*Written task*: Copy every line that holds "this".

+++ Records

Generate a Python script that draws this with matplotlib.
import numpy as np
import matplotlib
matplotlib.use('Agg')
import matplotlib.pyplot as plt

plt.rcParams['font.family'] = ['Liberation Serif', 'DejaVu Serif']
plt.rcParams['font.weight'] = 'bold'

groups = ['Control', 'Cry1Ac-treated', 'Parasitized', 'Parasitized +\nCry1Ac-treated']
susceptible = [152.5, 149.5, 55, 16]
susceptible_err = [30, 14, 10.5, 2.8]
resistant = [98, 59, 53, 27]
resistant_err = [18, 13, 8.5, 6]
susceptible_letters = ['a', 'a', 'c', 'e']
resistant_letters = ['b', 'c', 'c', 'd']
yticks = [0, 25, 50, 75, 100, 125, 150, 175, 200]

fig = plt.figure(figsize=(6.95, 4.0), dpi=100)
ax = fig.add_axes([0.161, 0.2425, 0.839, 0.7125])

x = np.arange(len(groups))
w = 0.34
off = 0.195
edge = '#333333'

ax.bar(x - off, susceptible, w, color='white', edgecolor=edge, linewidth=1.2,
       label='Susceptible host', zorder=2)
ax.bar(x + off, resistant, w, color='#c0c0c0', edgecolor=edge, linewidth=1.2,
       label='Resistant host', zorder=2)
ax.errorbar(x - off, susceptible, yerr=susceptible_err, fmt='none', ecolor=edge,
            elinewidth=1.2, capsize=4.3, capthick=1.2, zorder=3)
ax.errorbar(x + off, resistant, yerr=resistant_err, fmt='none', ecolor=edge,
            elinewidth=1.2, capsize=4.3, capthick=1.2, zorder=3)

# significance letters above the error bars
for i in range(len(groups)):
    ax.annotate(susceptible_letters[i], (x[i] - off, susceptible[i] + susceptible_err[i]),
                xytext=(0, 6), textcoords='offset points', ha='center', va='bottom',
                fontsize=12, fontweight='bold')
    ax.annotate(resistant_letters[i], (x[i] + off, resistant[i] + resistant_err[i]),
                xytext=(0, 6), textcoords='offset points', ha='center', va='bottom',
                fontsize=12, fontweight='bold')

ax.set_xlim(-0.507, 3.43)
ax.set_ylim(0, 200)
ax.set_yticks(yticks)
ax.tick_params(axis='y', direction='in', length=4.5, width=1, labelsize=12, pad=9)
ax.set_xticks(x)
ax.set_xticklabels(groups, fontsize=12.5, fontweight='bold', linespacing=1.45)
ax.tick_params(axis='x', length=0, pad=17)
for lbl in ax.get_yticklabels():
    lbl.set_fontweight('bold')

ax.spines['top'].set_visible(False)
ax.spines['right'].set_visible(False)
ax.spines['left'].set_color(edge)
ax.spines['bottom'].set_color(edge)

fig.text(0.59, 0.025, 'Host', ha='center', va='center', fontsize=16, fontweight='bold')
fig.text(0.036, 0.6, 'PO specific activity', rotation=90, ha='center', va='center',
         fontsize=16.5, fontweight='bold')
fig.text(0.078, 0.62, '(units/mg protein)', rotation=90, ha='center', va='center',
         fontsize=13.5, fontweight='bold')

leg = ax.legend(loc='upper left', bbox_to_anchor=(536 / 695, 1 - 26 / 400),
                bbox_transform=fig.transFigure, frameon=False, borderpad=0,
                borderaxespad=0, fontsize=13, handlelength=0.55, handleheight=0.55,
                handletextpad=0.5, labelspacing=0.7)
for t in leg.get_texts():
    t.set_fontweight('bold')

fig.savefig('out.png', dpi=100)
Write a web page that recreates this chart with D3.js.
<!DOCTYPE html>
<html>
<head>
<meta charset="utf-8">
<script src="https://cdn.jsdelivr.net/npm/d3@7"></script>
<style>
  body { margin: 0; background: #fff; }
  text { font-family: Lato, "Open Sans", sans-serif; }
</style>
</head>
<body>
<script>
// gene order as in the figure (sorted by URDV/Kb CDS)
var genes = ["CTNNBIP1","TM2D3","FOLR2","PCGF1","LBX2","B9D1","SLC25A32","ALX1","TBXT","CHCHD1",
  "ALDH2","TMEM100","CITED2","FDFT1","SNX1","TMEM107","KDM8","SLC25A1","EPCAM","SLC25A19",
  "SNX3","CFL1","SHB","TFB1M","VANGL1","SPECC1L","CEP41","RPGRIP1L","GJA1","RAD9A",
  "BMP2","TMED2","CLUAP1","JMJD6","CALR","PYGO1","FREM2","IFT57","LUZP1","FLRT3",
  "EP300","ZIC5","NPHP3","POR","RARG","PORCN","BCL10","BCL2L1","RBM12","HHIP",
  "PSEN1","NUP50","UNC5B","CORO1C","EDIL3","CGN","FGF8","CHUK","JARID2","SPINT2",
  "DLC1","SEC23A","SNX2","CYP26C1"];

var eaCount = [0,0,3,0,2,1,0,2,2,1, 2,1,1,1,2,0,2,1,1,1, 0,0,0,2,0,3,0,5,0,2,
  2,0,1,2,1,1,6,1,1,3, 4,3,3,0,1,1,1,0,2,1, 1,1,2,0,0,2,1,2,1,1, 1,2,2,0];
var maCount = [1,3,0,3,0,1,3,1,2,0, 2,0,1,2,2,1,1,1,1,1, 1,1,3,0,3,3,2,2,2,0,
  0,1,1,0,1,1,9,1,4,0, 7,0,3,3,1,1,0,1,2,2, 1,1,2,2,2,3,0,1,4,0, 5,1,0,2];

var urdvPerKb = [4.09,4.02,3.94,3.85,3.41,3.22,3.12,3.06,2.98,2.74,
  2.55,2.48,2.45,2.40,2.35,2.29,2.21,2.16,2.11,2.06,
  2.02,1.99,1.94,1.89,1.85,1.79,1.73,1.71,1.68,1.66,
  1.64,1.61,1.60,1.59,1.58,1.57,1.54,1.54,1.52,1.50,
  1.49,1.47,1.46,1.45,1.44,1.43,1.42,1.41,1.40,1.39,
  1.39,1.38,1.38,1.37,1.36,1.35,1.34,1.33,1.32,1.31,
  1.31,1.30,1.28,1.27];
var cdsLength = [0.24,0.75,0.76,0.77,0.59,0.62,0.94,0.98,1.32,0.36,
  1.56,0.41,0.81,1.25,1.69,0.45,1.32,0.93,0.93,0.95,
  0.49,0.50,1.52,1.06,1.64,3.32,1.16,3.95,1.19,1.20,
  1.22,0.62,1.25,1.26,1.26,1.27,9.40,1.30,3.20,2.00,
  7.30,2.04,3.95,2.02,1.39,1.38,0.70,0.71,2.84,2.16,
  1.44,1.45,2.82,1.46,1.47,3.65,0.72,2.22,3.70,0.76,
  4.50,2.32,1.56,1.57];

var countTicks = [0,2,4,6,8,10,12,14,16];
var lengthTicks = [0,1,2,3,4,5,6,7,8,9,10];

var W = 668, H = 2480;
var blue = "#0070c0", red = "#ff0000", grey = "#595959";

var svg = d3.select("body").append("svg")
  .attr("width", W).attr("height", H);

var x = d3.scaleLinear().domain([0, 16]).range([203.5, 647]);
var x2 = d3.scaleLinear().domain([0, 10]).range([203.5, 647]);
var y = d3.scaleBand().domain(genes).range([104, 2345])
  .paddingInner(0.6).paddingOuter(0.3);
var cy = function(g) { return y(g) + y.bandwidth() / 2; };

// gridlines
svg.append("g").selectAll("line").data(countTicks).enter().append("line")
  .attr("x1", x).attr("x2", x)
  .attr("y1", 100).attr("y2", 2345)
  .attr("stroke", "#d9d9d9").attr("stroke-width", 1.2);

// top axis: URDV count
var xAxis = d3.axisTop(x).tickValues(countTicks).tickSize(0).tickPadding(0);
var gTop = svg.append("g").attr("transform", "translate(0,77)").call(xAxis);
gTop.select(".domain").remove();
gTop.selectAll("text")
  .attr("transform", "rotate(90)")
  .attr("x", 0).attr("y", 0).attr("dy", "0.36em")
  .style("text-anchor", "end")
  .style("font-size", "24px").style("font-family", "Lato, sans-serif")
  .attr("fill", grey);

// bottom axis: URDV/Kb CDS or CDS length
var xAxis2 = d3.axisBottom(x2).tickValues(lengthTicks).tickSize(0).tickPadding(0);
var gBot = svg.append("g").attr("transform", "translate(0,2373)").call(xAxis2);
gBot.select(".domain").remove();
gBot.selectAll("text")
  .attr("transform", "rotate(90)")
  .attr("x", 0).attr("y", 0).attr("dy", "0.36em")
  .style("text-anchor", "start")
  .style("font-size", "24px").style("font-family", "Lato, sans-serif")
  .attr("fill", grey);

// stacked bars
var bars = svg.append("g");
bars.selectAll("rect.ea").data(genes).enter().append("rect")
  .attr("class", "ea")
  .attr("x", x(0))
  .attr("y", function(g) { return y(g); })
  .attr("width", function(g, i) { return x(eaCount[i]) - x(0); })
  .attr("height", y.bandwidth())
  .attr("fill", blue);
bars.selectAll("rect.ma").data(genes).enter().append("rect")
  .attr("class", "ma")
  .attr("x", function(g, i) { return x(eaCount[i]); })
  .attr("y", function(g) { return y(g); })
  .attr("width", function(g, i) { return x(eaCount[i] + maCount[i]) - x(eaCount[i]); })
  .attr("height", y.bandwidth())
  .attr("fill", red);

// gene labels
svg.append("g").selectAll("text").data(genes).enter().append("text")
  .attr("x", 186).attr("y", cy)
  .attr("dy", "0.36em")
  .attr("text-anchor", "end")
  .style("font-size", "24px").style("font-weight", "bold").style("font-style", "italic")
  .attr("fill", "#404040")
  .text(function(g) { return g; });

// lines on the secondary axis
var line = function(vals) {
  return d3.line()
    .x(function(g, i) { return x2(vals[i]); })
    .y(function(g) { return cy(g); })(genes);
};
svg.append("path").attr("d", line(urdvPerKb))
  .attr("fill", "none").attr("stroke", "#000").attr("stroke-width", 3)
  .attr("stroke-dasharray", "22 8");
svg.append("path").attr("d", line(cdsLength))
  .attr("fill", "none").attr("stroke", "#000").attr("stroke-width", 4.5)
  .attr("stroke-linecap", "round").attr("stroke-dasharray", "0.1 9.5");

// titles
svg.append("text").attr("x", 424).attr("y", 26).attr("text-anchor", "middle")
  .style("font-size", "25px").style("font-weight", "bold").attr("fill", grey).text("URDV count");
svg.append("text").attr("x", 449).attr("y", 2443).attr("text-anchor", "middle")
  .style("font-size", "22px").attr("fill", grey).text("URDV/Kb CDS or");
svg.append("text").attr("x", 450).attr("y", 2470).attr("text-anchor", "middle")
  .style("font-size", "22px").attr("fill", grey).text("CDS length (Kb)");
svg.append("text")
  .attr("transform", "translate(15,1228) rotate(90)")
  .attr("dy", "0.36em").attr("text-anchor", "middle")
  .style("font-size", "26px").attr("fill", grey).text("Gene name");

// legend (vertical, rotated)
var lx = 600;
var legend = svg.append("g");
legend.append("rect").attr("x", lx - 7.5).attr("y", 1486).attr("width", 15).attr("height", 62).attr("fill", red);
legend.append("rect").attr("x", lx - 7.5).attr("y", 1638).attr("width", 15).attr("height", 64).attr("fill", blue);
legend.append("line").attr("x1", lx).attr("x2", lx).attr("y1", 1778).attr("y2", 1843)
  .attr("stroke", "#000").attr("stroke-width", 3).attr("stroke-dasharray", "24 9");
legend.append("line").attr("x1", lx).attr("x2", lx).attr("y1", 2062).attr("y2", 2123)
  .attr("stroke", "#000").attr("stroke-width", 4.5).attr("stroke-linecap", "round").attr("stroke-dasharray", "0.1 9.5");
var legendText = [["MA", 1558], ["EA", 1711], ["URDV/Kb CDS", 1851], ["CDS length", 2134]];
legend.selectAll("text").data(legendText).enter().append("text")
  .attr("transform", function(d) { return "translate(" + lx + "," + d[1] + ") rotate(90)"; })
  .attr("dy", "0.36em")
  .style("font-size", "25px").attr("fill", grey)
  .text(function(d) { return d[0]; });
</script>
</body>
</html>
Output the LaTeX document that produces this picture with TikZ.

++++++

*Answer to the problem*:
Generate a Python script that draws this with matplotlib.
Write a web page that recreates this chart with D3.js.
Output the LaTeX document that produces this picture with TikZ.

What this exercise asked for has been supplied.